Rather than fitting in with its colonial-era surroundings, Raines has ensured that Quirks of Art offers its own style of artwork with both a function and approachable price point. The majority of its products will not be found anywhere else in the area, a result of the efforts of Raines traveling to wholesale shows and markets throughout the country. Many of the items Quirks sells offer an attraction that connects the artists to guests in the shop, often in a quirky, modern and personal way. Their most popular artwork, their Houston Llew Spiritiles for example, enliven moments of life through a glass-on-copper tiled display. Items range in price points anywhere from $5 to $5,000 in their store and thriving online business. “In all honesty, we listen to our guests. We like to know what they are looking for, what they love,” Raines explains. “We find that focusing on products we love, that have stories is what curates a popular retail selection. It opens a dialogue, and that’s what makes having a small gallery exciting.”

Photo by Jim Pile

Raines also takes pride in the fact that Quirks has become an interactive and vital community hub with artist visits and contributions to the community through their nonprofit Culturefix. The nonprofit coordinates events to promote arts and culture in Greater Williamsburg, including the Winter Blues Jazz Fest, 2nd Sundays Art & Music Festivals, the Big Bluesy and ChowderFest. “We’re always on the lookout for unique ways to have fun, excite our neighbors, make days brighter, extend our reach beyond our store walls and think outside the box,” Raines says.

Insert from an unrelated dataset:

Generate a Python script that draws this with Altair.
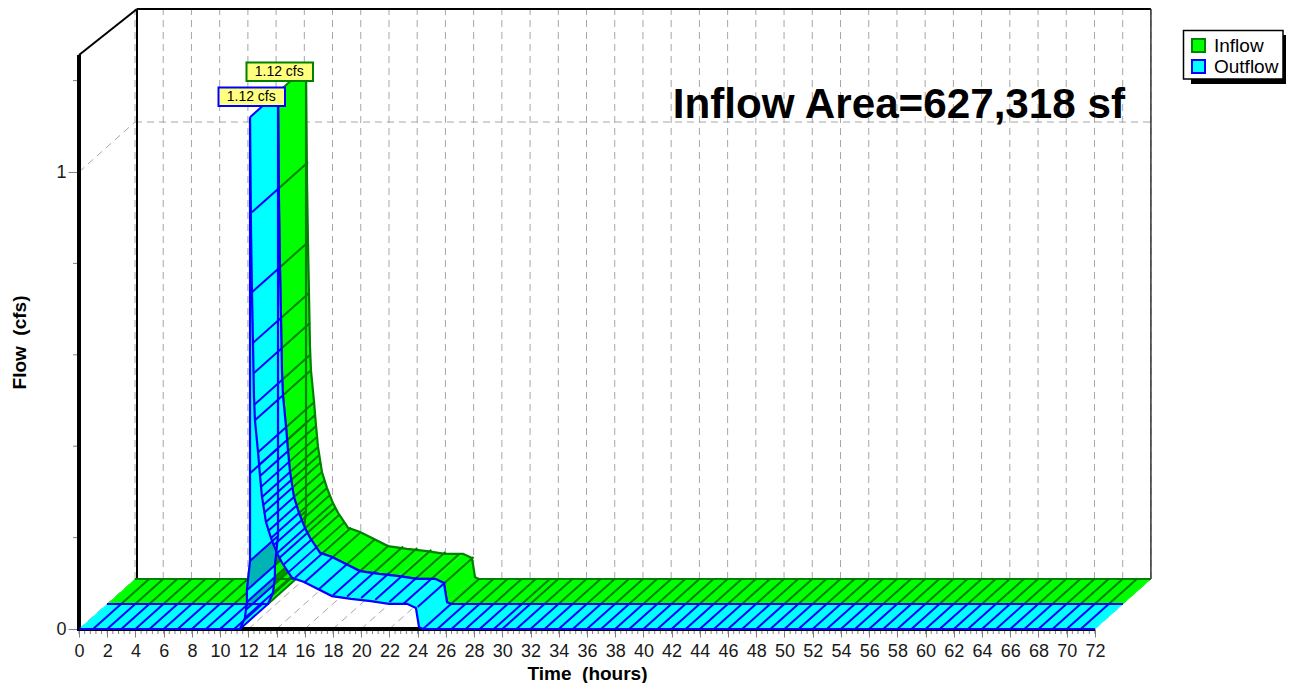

Raines also runs other retail locations in James City County, York County, Norfolk and Richmond, but she is happy to say that the City of Williamsburg is home. Their newest up-and-coming projct is a Quirks of Art brother store on the Virginia Capital Trail.

“My team likes to say we’re small but mighty, so I would say our goal is to constantly strengthen and grow,” Raines shares. “Maybe not in physical size, because our footprint goes beyond the walls of our brick and mortar store.”